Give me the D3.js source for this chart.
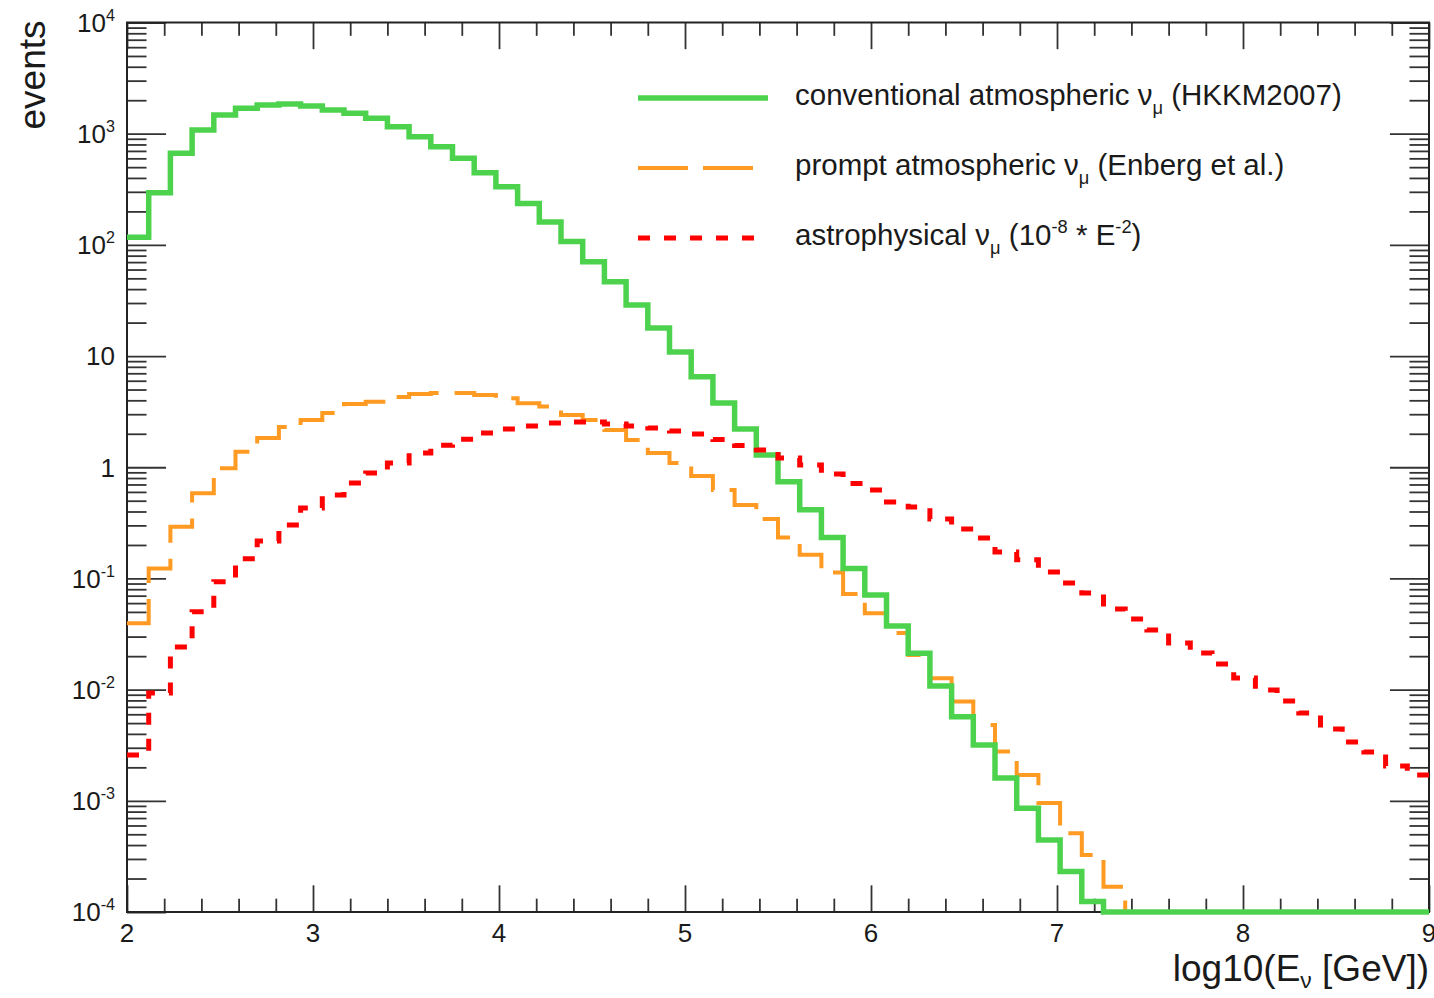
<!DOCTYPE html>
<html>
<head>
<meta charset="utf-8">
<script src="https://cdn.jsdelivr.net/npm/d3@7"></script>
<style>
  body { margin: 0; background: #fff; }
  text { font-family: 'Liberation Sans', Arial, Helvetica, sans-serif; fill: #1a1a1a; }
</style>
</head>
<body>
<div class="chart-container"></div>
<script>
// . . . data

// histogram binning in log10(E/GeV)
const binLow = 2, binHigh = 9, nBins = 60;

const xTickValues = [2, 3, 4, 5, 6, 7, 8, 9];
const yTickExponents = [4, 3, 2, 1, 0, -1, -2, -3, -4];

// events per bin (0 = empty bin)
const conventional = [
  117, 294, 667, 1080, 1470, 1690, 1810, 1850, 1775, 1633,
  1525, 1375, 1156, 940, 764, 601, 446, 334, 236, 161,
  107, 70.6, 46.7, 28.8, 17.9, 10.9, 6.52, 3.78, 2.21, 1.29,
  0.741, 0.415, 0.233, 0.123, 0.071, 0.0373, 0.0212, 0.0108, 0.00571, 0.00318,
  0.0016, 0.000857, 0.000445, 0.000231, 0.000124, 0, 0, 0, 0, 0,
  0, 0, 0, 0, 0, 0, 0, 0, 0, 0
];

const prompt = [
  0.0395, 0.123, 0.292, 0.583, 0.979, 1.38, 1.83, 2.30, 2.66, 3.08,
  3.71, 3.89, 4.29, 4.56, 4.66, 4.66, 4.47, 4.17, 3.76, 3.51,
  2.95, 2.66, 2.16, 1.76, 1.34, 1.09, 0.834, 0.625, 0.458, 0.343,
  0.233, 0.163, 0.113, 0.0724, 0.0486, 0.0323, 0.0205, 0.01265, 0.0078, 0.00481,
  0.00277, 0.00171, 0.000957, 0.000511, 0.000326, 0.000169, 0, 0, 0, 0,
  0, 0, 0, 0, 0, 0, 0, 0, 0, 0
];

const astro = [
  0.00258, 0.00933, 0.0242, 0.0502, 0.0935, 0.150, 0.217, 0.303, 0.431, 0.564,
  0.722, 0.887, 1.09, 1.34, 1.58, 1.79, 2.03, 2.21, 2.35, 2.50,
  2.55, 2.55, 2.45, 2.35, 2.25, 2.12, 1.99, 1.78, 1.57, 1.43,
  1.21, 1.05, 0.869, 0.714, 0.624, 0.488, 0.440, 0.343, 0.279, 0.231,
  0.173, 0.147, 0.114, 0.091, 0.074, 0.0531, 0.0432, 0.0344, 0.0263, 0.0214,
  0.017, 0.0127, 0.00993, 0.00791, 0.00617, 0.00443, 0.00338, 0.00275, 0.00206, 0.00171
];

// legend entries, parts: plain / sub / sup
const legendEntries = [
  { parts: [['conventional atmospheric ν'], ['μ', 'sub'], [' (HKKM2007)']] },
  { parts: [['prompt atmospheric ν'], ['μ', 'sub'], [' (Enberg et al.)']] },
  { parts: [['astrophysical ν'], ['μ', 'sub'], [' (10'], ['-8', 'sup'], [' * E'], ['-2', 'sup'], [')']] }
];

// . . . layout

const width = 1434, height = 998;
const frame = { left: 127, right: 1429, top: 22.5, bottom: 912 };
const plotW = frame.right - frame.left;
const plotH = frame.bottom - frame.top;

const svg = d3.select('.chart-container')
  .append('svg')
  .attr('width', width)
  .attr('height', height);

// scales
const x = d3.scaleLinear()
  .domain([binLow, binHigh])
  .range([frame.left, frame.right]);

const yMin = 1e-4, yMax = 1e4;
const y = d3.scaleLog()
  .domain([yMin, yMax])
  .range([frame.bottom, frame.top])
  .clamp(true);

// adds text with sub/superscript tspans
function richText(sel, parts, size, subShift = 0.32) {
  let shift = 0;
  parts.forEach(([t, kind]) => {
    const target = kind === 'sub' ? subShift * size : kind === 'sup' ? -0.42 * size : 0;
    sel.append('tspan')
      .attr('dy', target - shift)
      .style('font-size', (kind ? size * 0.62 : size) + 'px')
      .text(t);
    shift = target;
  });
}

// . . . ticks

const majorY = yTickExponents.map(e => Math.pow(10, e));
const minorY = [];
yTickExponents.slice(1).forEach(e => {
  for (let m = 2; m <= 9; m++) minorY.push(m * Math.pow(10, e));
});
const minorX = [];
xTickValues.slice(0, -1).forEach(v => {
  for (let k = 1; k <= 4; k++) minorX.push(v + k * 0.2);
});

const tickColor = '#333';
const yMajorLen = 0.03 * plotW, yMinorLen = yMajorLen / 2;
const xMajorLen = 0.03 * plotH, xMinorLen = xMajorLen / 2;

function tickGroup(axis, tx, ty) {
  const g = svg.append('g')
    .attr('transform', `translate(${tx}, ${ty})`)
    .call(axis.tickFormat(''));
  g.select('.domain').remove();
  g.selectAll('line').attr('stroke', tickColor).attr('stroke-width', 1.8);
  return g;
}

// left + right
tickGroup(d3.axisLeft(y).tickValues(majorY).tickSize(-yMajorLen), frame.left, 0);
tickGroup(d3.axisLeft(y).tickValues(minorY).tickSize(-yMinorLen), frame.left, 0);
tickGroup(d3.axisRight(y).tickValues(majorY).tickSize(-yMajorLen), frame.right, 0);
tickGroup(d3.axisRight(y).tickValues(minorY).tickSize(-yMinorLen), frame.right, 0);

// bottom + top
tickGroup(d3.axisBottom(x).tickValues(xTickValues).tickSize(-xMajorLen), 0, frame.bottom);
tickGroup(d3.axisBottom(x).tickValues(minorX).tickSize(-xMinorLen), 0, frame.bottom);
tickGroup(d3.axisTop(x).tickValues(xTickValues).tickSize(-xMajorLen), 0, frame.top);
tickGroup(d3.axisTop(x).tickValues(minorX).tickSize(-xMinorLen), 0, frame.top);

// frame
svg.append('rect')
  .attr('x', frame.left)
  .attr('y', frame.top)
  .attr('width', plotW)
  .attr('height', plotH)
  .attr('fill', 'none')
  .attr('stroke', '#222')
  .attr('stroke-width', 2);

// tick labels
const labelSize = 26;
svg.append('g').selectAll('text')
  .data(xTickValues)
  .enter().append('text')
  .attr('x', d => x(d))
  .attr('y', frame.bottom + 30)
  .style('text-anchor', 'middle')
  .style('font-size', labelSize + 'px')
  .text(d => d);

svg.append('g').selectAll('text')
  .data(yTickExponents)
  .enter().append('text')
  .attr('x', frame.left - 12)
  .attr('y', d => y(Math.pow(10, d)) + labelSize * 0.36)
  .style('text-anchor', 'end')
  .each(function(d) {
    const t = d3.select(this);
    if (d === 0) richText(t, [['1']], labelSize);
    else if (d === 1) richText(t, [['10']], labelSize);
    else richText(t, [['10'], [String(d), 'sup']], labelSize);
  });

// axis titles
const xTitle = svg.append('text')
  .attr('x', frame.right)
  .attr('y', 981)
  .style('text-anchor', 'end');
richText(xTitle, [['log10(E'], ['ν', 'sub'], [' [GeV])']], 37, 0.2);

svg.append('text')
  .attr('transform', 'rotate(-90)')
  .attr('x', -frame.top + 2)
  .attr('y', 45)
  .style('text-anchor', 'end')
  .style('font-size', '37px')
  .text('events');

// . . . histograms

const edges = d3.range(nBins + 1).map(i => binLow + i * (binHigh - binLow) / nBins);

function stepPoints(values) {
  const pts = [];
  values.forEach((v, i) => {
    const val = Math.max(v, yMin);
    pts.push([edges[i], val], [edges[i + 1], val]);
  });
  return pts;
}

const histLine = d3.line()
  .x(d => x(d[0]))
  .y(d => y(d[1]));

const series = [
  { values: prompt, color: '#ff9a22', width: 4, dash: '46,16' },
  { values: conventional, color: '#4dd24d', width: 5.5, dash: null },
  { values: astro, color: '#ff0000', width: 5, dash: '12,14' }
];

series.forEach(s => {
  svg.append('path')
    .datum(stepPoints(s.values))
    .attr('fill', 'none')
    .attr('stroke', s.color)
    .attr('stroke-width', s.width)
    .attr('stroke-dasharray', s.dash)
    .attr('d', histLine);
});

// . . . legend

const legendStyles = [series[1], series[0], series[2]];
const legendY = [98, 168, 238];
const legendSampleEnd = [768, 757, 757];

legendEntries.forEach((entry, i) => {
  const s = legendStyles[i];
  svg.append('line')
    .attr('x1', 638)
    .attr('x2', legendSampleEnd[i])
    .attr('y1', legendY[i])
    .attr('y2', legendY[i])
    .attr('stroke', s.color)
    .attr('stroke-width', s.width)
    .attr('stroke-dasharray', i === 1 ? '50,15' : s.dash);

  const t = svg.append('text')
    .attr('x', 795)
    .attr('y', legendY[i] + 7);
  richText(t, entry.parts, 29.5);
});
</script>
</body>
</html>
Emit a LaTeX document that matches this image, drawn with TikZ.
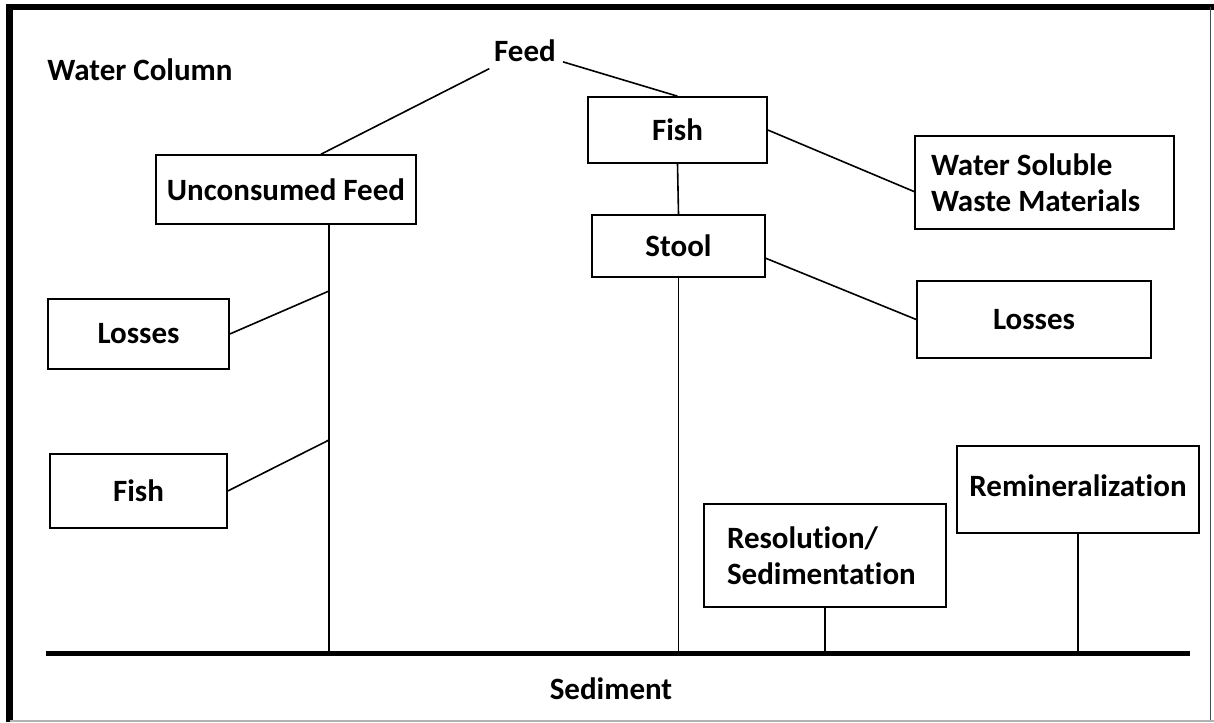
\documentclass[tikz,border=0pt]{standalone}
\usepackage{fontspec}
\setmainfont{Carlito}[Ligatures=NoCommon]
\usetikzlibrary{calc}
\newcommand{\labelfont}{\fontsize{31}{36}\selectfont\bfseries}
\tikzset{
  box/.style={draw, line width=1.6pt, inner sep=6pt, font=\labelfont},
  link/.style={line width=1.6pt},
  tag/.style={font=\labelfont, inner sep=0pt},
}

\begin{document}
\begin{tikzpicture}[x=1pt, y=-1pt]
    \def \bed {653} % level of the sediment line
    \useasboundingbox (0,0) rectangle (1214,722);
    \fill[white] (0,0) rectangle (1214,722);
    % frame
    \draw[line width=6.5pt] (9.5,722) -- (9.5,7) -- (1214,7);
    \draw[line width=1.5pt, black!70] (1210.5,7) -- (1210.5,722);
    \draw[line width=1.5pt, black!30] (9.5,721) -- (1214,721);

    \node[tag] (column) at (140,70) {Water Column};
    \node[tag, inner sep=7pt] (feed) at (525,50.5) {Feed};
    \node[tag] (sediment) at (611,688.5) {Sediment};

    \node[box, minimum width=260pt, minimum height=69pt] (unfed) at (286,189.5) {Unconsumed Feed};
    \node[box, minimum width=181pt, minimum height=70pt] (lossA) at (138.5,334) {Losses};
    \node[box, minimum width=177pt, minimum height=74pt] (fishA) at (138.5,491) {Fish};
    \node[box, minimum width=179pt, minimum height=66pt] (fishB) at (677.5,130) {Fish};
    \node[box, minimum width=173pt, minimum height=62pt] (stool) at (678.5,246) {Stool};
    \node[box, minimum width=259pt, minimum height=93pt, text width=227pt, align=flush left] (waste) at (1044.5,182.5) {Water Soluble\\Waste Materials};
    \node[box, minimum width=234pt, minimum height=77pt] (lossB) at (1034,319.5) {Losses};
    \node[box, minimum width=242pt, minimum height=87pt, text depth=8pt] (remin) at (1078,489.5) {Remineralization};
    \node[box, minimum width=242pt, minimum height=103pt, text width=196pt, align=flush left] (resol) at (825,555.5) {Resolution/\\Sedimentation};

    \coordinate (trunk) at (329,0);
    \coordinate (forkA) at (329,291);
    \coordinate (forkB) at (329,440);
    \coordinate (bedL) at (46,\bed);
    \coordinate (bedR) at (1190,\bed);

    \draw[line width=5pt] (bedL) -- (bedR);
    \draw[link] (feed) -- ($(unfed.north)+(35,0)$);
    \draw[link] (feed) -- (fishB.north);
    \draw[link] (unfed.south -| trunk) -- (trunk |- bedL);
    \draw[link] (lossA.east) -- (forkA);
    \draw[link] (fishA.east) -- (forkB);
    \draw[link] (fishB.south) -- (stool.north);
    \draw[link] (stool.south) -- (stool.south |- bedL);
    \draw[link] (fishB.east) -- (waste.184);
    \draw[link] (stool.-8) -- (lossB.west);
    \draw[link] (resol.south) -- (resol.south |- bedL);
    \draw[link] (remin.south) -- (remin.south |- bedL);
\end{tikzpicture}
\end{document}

- **Job**:
Make an exact copy of the lines from the one with "Emit a LaTeX" through the one with "minimum height=103pt, text", both ends in, and nothing else. Drop every picture.

- **Written response**:
Emit a LaTeX document that matches this image, drawn with TikZ.
\documentclass[tikz,border=0pt]{standalone}
\usepackage{fontspec}
\setmainfont{Carlito}[Ligatures=NoCommon]
\usetikzlibrary{calc}
\newcommand{\labelfont}{\fontsize{31}{36}\selectfont\bfseries}
\tikzset{
  box/.style={draw, line width=1.6pt, inner sep=6pt, font=\labelfont},
  link/.style={line width=1.6pt},
  tag/.style={font=\labelfont, inner sep=0pt},
}

\begin{document}
\begin{tikzpicture}[x=1pt, y=-1pt]
    \def \bed {653} % level of the sediment line
    \useasboundingbox (0,0) rectangle (1214,722);
    \fill[white] (0,0) rectangle (1214,722);
    % frame
    \draw[line width=6.5pt] (9.5,722) -- (9.5,7) -- (1214,7);
    \draw[line width=1.5pt, black!70] (1210.5,7) -- (1210.5,722);
    \draw[line width=1.5pt, black!30] (9.5,721) -- (1214,721);

    \node[tag] (column) at (140,70) {Water Column};
    \node[tag, inner sep=7pt] (feed) at (525,50.5) {Feed};
    \node[tag] (sediment) at (611,688.5) {Sediment};

    \node[box, minimum width=260pt, minimum height=69pt] (unfed) at (286,189.5) {Unconsumed Feed};
    \node[box, minimum width=181pt, minimum height=70pt] (lossA) at (138.5,334) {Losses};
    \node[box, minimum width=177pt, minimum height=74pt] (fishA) at (138.5,491) {Fish};
    \node[box, minimum width=179pt, minimum height=66pt] (fishB) at (677.5,130) {Fish};
    \node[box, minimum width=173pt, minimum height=62pt] (stool) at (678.5,246) {Stool};
    \node[box, minimum width=259pt, minimum height=93pt, text width=227pt, align=flush left] (waste) at (1044.5,182.5) {Water Soluble\\Waste Materials};
    \node[box, minimum width=234pt, minimum height=77pt] (lossB) at (1034,319.5) {Losses};
    \node[box, minimum width=242pt, minimum height=87pt, text depth=8pt] (remin) at (1078,489.5) {Remineralization};
    \node[box, minimum width=242pt, minimum height=103pt, text width=196pt, align=flush left] (resol) at (825,555.5) {Resolution/\\Sedimentation};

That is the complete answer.